## START Raw data

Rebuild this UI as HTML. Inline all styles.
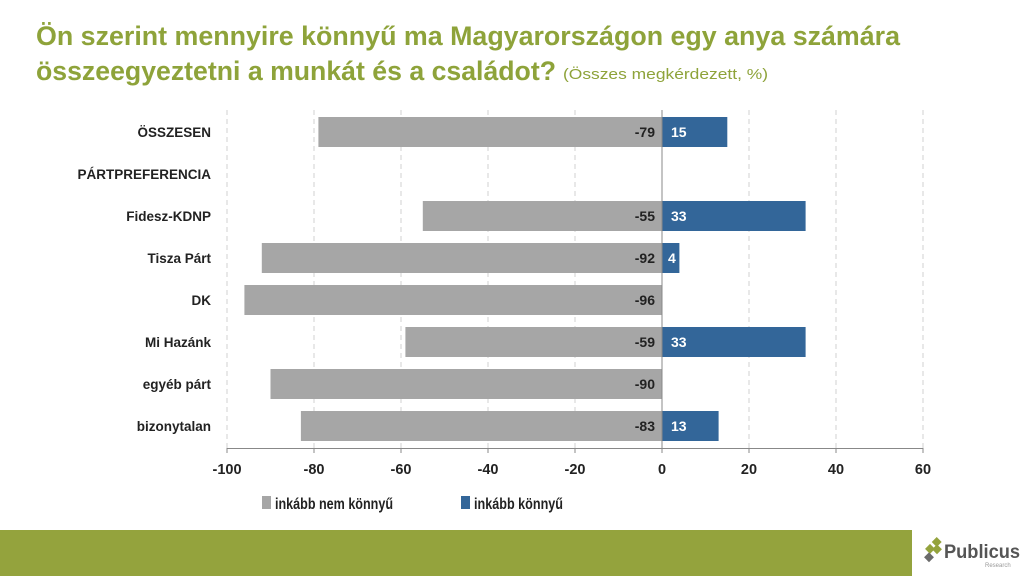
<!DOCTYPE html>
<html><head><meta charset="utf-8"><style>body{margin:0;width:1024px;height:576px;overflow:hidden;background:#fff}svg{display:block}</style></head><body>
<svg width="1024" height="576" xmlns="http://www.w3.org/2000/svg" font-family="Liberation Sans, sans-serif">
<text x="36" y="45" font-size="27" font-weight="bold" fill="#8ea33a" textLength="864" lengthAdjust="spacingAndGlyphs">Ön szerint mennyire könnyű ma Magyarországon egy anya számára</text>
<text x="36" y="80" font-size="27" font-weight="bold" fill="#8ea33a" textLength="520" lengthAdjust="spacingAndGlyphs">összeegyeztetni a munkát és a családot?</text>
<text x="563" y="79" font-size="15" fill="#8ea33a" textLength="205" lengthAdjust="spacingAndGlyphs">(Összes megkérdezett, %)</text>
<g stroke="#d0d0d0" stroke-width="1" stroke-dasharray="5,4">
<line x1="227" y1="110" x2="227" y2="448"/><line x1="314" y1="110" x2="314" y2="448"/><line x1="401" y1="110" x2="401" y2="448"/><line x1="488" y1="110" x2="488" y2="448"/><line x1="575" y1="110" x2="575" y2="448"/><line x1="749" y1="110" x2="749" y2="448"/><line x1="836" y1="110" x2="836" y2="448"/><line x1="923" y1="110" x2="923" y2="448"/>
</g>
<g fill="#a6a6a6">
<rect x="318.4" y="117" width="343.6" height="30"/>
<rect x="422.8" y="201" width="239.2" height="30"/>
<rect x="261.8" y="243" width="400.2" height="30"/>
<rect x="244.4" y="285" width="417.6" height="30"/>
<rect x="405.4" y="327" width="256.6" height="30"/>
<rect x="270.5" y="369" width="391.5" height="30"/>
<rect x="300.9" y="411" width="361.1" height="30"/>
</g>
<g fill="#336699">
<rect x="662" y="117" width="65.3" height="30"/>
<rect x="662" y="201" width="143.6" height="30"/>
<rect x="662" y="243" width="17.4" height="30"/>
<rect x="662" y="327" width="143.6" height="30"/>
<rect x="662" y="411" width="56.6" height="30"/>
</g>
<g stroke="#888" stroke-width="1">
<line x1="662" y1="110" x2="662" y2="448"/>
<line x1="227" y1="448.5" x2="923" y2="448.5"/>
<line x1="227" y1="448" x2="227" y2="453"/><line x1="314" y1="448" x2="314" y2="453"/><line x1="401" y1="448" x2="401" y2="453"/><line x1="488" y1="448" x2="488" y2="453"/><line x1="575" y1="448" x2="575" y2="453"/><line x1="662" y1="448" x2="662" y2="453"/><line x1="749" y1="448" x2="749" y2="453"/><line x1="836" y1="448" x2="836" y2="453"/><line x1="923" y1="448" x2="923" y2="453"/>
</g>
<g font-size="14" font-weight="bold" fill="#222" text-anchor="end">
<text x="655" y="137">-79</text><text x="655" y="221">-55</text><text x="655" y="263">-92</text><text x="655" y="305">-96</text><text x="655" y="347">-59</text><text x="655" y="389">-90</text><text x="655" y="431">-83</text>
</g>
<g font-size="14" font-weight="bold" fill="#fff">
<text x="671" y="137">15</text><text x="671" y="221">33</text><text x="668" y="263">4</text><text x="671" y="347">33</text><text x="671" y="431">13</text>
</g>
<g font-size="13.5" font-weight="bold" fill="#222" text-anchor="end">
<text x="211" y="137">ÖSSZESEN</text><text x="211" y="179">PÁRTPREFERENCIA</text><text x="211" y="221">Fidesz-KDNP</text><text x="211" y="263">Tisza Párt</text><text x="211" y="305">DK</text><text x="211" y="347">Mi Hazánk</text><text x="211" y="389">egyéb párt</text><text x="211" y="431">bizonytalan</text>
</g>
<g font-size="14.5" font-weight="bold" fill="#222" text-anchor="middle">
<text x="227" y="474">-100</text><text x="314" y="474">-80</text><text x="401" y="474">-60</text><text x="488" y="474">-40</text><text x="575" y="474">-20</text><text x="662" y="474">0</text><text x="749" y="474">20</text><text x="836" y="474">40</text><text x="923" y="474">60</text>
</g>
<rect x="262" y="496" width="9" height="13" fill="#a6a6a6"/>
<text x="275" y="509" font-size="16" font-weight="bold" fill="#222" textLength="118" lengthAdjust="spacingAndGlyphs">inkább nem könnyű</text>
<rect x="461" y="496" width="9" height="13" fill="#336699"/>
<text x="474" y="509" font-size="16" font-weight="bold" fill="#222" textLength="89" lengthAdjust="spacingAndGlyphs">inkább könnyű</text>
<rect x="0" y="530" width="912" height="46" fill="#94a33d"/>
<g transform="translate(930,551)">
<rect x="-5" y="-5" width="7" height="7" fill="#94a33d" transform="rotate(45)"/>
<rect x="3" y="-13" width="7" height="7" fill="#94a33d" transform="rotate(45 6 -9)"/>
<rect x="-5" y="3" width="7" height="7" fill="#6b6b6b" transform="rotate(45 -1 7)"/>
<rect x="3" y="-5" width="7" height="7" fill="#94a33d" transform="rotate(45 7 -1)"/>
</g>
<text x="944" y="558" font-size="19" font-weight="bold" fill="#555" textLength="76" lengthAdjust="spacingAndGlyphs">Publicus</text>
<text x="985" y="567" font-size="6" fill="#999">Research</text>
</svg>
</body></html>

## END Raw data

Aim of the task: Each line of the data is to be duplicated exactly; pictures stay out of the copy.

Full output:
Rebuild this UI as HTML. Inline all styles.
<!DOCTYPE html>
<html><head><meta charset="utf-8"><style>body{margin:0;width:1024px;height:576px;overflow:hidden;background:#fff}svg{display:block}</style></head><body>
<svg width="1024" height="576" xmlns="http://www.w3.org/2000/svg" font-family="Liberation Sans, sans-serif">
<text x="36" y="45" font-size="27" font-weight="bold" fill="#8ea33a" textLength="864" lengthAdjust="spacingAndGlyphs">Ön szerint mennyire könnyű ma Magyarországon egy anya számára</text>
<text x="36" y="80" font-size="27" font-weight="bold" fill="#8ea33a" textLength="520" lengthAdjust="spacingAndGlyphs">összeegyeztetni a munkát és a családot?</text>
<text x="563" y="79" font-size="15" fill="#8ea33a" textLength="205" lengthAdjust="spacingAndGlyphs">(Összes megkérdezett, %)</text>
<g stroke="#d0d0d0" stroke-width="1" stroke-dasharray="5,4">
<line x1="227" y1="110" x2="227" y2="448"/><line x1="314" y1="110" x2="314" y2="448"/><line x1="401" y1="110" x2="401" y2="448"/><line x1="488" y1="110" x2="488" y2="448"/><line x1="575" y1="110" x2="575" y2="448"/><line x1="749" y1="110" x2="749" y2="448"/><line x1="836" y1="110" x2="836" y2="448"/><line x1="923" y1="110" x2="923" y2="448"/>
</g>
<g fill="#a6a6a6">
<rect x="318.4" y="117" width="343.6" height="30"/>
<rect x="422.8" y="201" width="239.2" height="30"/>
<rect x="261.8" y="243" width="400.2" height="30"/>
<rect x="244.4" y="285" width="417.6" height="30"/>
<rect x="405.4" y="327" width="256.6" height="30"/>
<rect x="270.5" y="369" width="391.5" height="30"/>
<rect x="300.9" y="411" width="361.1" height="30"/>
</g>
<g fill="#336699">
<rect x="662" y="117" width="65.3" height="30"/>
<rect x="662" y="201" width="143.6" height="30"/>
<rect x="662" y="243" width="17.4" height="30"/>
<rect x="662" y="327" width="143.6" height="30"/>
<rect x="662" y="411" width="56.6" height="30"/>
</g>
<g stroke="#888" stroke-width="1">
<line x1="662" y1="110" x2="662" y2="448"/>
<line x1="227" y1="448.5" x2="923" y2="448.5"/>
<line x1="227" y1="448" x2="227" y2="453"/><line x1="314" y1="448" x2="314" y2="453"/><line x1="401" y1="448" x2="401" y2="453"/><line x1="488" y1="448" x2="488" y2="453"/><line x1="575" y1="448" x2="575" y2="453"/><line x1="662" y1="448" x2="662" y2="453"/><line x1="749" y1="448" x2="749" y2="453"/><line x1="836" y1="448" x2="836" y2="453"/><line x1="923" y1="448" x2="923" y2="453"/>
</g>
<g font-size="14" font-weight="bold" fill="#222" text-anchor="end">
<text x="655" y="137">-79</text><text x="655" y="221">-55</text><text x="655" y="263">-92</text><text x="655" y="305">-96</text><text x="655" y="347">-59</text><text x="655" y="389">-90</text><text x="655" y="431">-83</text>
</g>
<g font-size="14" font-weight="bold" fill="#fff">
<text x="671" y="137">15</text><text x="671" y="221">33</text><text x="668" y="263">4</text><text x="671" y="347">33</text><text x="671" y="431">13</text>
</g>
<g font-size="13.5" font-weight="bold" fill="#222" text-anchor="end">
<text x="211" y="137">ÖSSZESEN</text><text x="211" y="179">PÁRTPREFERENCIA</text><text x="211" y="221">Fidesz-KDNP</text><text x="211" y="263">Tisza Párt</text><text x="211" y="305">DK</text><text x="211" y="347">Mi Hazánk</text><text x="211" y="389">egyéb párt</text><text x="211" y="431">bizonytalan</text>
</g>
<g font-size="14.5" font-weight="bold" fill="#222" text-anchor="middle">
<text x="227" y="474">-100</text><text x="314" y="474">-80</text><text x="401" y="474">-60</text><text x="488" y="474">-40</text><text x="575" y="474">-20</text><text x="662" y="474">0</text><text x="749" y="474">20</text><text x="836" y="474">40</text><text x="923" y="474">60</text>
</g>
<rect x="262" y="496" width="9" height="13" fill="#a6a6a6"/>
<text x="275" y="509" font-size="16" font-weight="bold" fill="#222" textLength="118" lengthAdjust="spacingAndGlyphs">inkább nem könnyű</text>
<rect x="461" y="496" width="9" height="13" fill="#336699"/>
<text x="474" y="509" font-size="16" font-weight="bold" fill="#222" textLength="89" lengthAdjust="spacingAndGlyphs">inkább könnyű</text>
<rect x="0" y="530" width="912" height="46" fill="#94a33d"/>
<g transform="translate(930,551)">
<rect x="-5" y="-5" width="7" height="7" fill="#94a33d" transform="rotate(45)"/>
<rect x="3" y="-13" width="7" height="7" fill="#94a33d" transform="rotate(45 6 -9)"/>
<rect x="-5" y="3" width="7" height="7" fill="#6b6b6b" transform="rotate(45 -1 7)"/>
<rect x="3" y="-5" width="7" height="7" fill="#94a33d" transform="rotate(45 7 -1)"/>
</g>
<text x="944" y="558" font-size="19" font-weight="bold" fill="#555" textLength="76" lengthAdjust="spacingAndGlyphs">Publicus</text>
<text x="985" y="567" font-size="6" fill="#999">Research</text>
</svg>
</body></html>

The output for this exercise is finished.